A swing trader takes more time to monitor stocks while evaluating the opportunities available. Swing traders can hold a position for days with the goal of capturing the majority of a move in a security's price. Swing traders might study the market for days or weeks before making a trade, buy when there's an upward trend, and sell when the market has expected to have topped out. Swing traders, like many traders, use chart patterns and technical analysis to search for entry setups and exit points.

Buy and Hold Trader

The buy-and-hold trader is a long-term trader. This approach is the most common, where the trader buys stock in a strong company as opposed to one that is trending. The investor doesn't focus on short-term price movements since the goal is to hold for years with the belief that the company's stock price will appreciate over time, along with the fundamental and economic backdrop. Buy and hold traders may continue to hold a stock throughout a recession and ride out the storm, believing the stock will appreciate on the other side of the economic downturn.

Momentum Trader

A momentum trader takes a long or short position in a stock, focusing on the acceleration of the stock's price, or the company's revenue or earnings. They take these positions on the assumption that the momentum will continue.

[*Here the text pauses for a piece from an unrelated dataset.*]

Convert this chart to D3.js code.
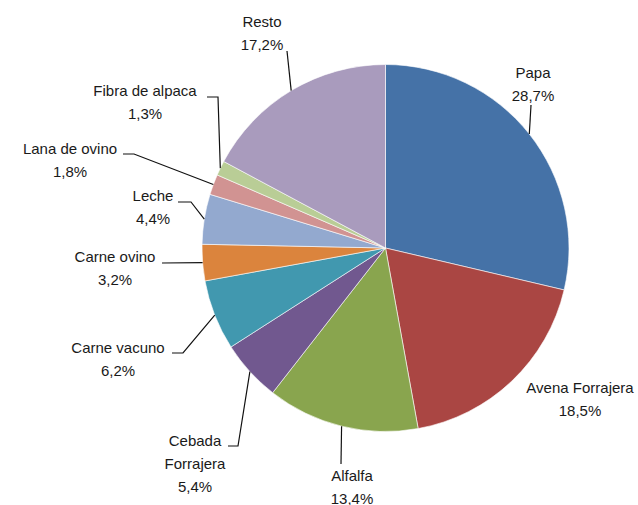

Momentum trading involves taking advantage of fluctuations in market price–called volatility–by entering into short-term trades with rising prices and volatility and selling them when the momentum reverses. The momentum trader is constantly seeking the next market wave similar to a surfer trying to catch the next wave to ride in the ocean.

KISS Trader

KISS traders believe that the simplest solutions are the best ones, and they follow the generic principle of “keep it simple, stupid!” in their trades (this is also the supposed origin of the name of this approach to investing, too). Of course, successful KISS traders don’t abandon all technical analyses and indicators, but they do tend to abide by Occam’s Razor: “the simplest explanation is the best one.”

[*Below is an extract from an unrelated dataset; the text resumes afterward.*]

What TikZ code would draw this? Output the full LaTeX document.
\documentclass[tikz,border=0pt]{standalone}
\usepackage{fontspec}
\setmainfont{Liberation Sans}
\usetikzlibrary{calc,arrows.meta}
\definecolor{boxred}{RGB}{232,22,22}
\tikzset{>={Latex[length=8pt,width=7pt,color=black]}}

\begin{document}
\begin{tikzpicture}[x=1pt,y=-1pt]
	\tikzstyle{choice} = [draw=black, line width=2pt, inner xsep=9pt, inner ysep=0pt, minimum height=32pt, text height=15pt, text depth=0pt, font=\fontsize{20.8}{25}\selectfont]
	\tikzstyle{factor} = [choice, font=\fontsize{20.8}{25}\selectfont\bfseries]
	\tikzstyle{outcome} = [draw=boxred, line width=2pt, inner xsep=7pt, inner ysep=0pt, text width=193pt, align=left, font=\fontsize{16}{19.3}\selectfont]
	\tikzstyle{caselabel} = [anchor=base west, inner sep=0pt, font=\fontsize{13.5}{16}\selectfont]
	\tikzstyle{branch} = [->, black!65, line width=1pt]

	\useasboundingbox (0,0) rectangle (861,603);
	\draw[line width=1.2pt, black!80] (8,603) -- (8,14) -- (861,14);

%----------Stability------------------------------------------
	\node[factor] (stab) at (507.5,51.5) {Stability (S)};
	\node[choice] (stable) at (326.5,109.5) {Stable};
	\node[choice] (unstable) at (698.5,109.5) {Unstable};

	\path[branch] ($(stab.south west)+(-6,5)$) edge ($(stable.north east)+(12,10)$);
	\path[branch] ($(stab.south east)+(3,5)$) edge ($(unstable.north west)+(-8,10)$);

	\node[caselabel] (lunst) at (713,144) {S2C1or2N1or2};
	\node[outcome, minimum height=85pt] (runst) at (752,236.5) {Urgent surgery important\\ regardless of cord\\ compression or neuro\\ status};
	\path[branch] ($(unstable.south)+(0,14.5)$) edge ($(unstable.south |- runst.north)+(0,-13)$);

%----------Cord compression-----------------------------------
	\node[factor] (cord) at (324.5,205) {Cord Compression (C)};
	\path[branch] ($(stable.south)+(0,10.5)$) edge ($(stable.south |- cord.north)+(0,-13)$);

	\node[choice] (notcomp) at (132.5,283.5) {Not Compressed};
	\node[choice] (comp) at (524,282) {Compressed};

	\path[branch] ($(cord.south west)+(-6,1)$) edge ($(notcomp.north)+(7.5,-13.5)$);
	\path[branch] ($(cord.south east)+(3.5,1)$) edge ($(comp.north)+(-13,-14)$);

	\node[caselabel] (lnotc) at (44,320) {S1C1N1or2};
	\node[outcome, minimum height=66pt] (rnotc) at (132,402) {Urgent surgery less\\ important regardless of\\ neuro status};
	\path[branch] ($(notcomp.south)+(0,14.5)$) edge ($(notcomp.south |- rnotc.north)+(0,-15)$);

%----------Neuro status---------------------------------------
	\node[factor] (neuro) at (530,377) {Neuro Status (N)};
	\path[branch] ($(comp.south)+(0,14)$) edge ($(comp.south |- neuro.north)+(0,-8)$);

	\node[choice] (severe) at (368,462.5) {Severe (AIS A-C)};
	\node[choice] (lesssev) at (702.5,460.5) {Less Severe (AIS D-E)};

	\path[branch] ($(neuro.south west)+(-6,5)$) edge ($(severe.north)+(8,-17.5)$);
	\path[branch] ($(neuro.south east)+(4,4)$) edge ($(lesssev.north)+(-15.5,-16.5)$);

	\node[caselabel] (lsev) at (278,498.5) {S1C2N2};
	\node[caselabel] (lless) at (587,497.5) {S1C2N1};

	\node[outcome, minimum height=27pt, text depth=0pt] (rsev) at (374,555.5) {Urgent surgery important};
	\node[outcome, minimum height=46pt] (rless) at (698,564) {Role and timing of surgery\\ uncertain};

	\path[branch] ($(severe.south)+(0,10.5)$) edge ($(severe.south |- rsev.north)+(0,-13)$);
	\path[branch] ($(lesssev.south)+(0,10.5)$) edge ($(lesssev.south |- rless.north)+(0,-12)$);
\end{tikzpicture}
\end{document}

Stock Traders vs. Stock Investors

Stock traders shouldn't be confused with stock investors. Institutional stock traders use the firm's money and typically focus on short-term trades. Stock investors use their own money to buy securities and typically are not short-term traders–although, some retail traders are also short-term traders.

Most stock investors tend to buy a stock and hold onto it to generate a capital gain or dividend income. Capital gains represent the difference between the purchase price–called cost basis–and the sale price of the stock or security. Dividends are cash payments by companies that reward shareholders for buying their stock. Some stock investors hold onto positions for years, particularly if it's a solid, stable company with a consistent track record of paying dividends. Dividend income strategies are popular with retirees since it helps generate an income stream to complement Social Security income.

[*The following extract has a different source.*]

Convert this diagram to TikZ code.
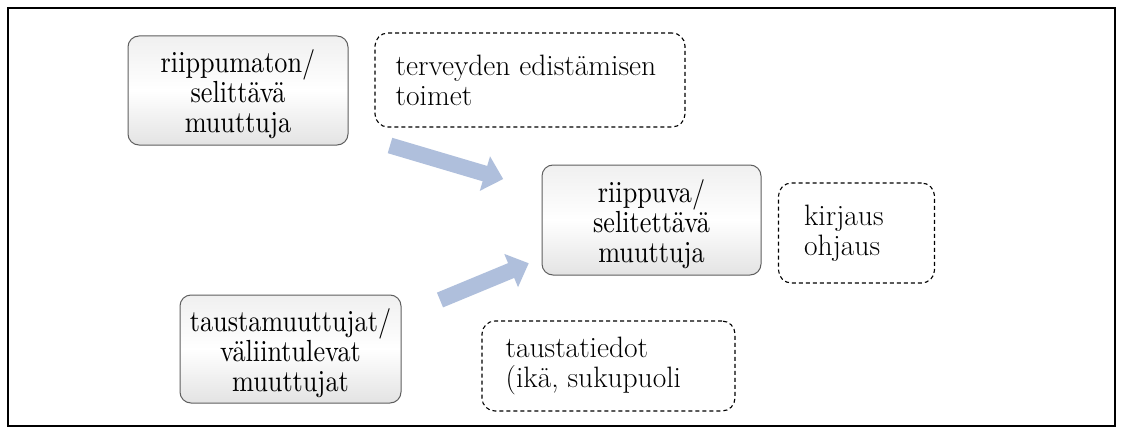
\documentclass[tikz,border=0pt]{standalone}
\usepackage{fontspec}
\newfontfamily\boxfont{lmroman10-regular.otf}[FakeStretch=0.86]
\usetikzlibrary{calc}
\definecolor{arrowblue}{RGB}{175,191,220}
\definecolor{boxedge}{RGB}{95,95,95}
\newcommand{\tophgt}{\rule{0pt}{31pt}}
\tikzset{
  mainbox/.style={rounded corners=11pt, draw=boxedge, line width=1pt,
    top color=gray!12, bottom color=gray!22, middle color=white,
    align=center, font=\boxfont\fontsize{30.5}{30}\selectfont, inner sep=0pt},
  dbox/.style={rounded corners=13pt, draw=black, line width=1.1pt,
    dash pattern=on 4pt off 3pt, inner sep=0pt},
  dtext/.style={align=left, font=\fontsize{29.5}{30}\selectfont, inner sep=0pt, anchor=west},
  arrowfill/.style={fill=arrowblue}
}
\begin{document}
\begin{tikzpicture}[x=1pt,y=1pt]
\useasboundingbox (0,0) rectangle (1121,432);
\fill[white] (0,0) rectangle (1121,432);
\draw[line width=1.5pt] (8,424) -- (8,6) -- (1115,6) -- (1115,424) -- cycle;

\node[mainbox, minimum width=220pt, minimum height=109pt] (A) at (238,341.5)
  {\tophgt riippumaton/\\selittävä\\muuttuja};
\node[mainbox, minimum width=219pt, minimum height=110pt] (B) at (651.5,212)
  {\tophgt riippuva/\\selitettävä\\muuttuja};
\node[mainbox, minimum width=221pt, minimum height=108pt] (C) at (290.5,83)
  {\tophgt taustamuuttujat/\\väliintulevat\\muuttujat};

\node[dbox, minimum width=310pt, minimum height=94pt] (T) at (530,352) {};
\node[dtext] (Tt) at ([xshift=21pt]T.west) {terveyden edistämisen\\toimet};
\node[dbox, minimum width=156pt, minimum height=100pt] (K) at (856.5,199) {};
\node[dtext] (Kt) at ([xshift=26pt]K.west) {kirjaus\\ohjaus};
\node[dbox, minimum width=253pt, minimum height=90pt] (S) at (608.5,66) {};
\node[dtext] (St) at ([xshift=24pt]S.west) {taustatiedot\\(ikä, sukupuoli};

\coordinate (a1) at (390,286.5);
\coordinate (a2) at (440,132);
\begin{scope}[shift={(a1)}, rotate=-16.5]
  \fill[arrowfill] (0,8) -- (99,8) -- (99,18) -- (118,0) -- (99,-18) -- (99,-8) -- (0,-8) -- cycle;
\end{scope}
\begin{scope}[shift={(a2)}, rotate=22.5]
  \fill[arrowfill] (0,8) -- (77,8) -- (77,18) -- (96,0) -- (77,-18) -- (77,-8) -- (0,-8) -- cycle;
\end{scope}
\end{tikzpicture}
\end{document}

What Is the Difference Between a Stockbroker and a Stock Trader?

A stock trader is someone who buys and sells stocks, whereas a stockbroker is a middleman or entity that helps a trader facilitate those trades. A stockbroker takes and executes stock orders on behalf of clients in return for a commission. Stockbrokers or brokerage firms may also offer additional services like equity research & analysis, market advice, portfolio management, and so on.

What Is a Bond Trader?

A bond trader is someone who specializes in trading fixed-income securities such as corporate bonds or Treasuries. Unlike stocks, individual bonds may not always trade on an exchange and must be obtained through a broker who has the facility to match bond orders. Bonds are often considered to be less volatile than stocks, on average, and represent a company's debt rather than an equity stake.

What Is a Commodity Trader?

A commodity trader is one who specializes in trading commodities such as wheat, corn, livestock, oil, precious metals, and so on. Commodities traders may trade actual physical commodities in the spot market, but more often trade in commodities derivatives such as forwards, futures, and options contracts.